Now it has been reported that the tent city population is composed mostly of homeless people who were already homeless and not middle class folks who lost their homes as a result of the economic downturn. So does this mean that if we don’t see people sliding into poverty, that it does not exist?

 

 

In recent memory we’ve had several catastrophic events that, despite terrible personal losses, have brought us together to support one another (e.g., 9/11, the Asian Tsunami, Hurricane Katrina). I remember watching CNN a few days after Hurricane Katrina. The camera panned to a justifiably angry man who was holding a nearly catatonic baby in a soiled diaper up to the camera.

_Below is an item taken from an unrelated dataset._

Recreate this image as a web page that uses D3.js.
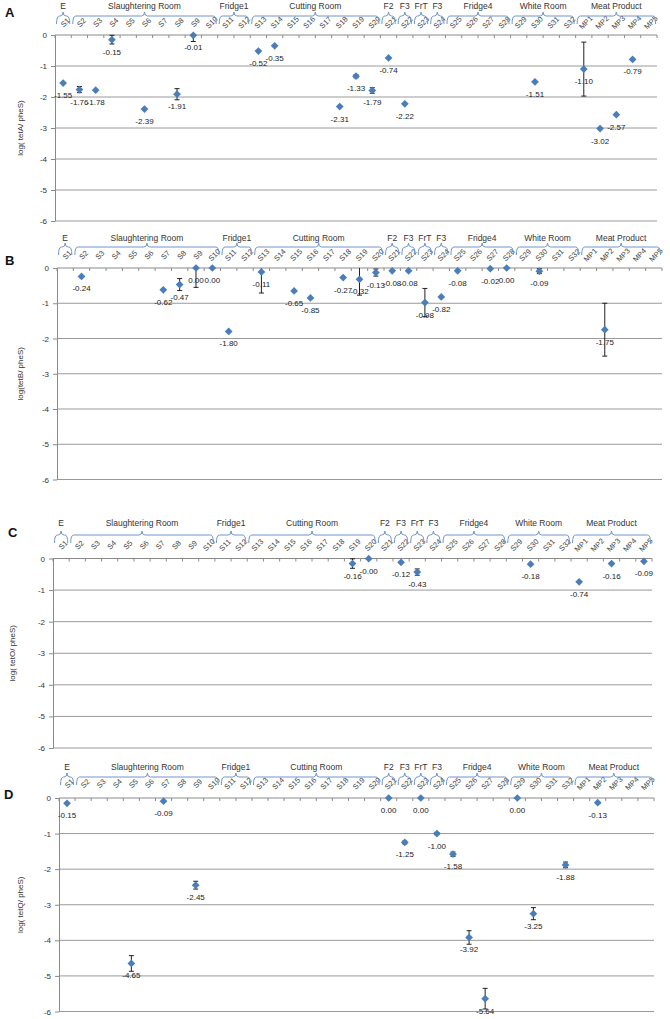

Each of these tragic events resulted in an amazing outpouring of support from the general public. Telethons were broadcast. Concerts were held to raise money for the victims and their families. After Hurricane Katrina, emergency shelters were created; hotel vouchers were given out and the general public pulled together to help the displaced. The current recession we are in isn’t the result of a natural disaster. We are not going to be seeing people lined up waiting to be aired lifted out of the disaster zone.

When I got home from helping my friend I had this Guardian article waiting for me. The journalist, Sasha Abramsky, is talking about poverty and hunger in the United States. He writes:

“Northeast of California, in the state of Idaho, I met families whose children stood in line every day throughout the long summer months for free meals given out in city parks by church groups. In some parks at dinnertime, dozens of old cars would drive up, the kids would be disgorged to pick up their food bags and then the parents would drive them home to eat. Some of the families had lost their homes to foreclosures. Others had gone horribly into debt – on credit cards, on high-interest payday loans – trying to hang onto their homes. As they fell further behind on their payments, they could afford less and less food. …..

….That kind of poverty is inherently less visually spectacular than a tent city. It’s less likely to get Oprah’s TV audience up in arms. But when the damage from the economic collapse is finally accounted, it is these millions of little stories that will likely leave the most enduring imprint on America’s social landscape.”

 

This problem isn’t going away anytime soon. As parents charged with the next generation; shouldn’t we come together to help struggling families? Even if they are not featured on the 10 O’clock news.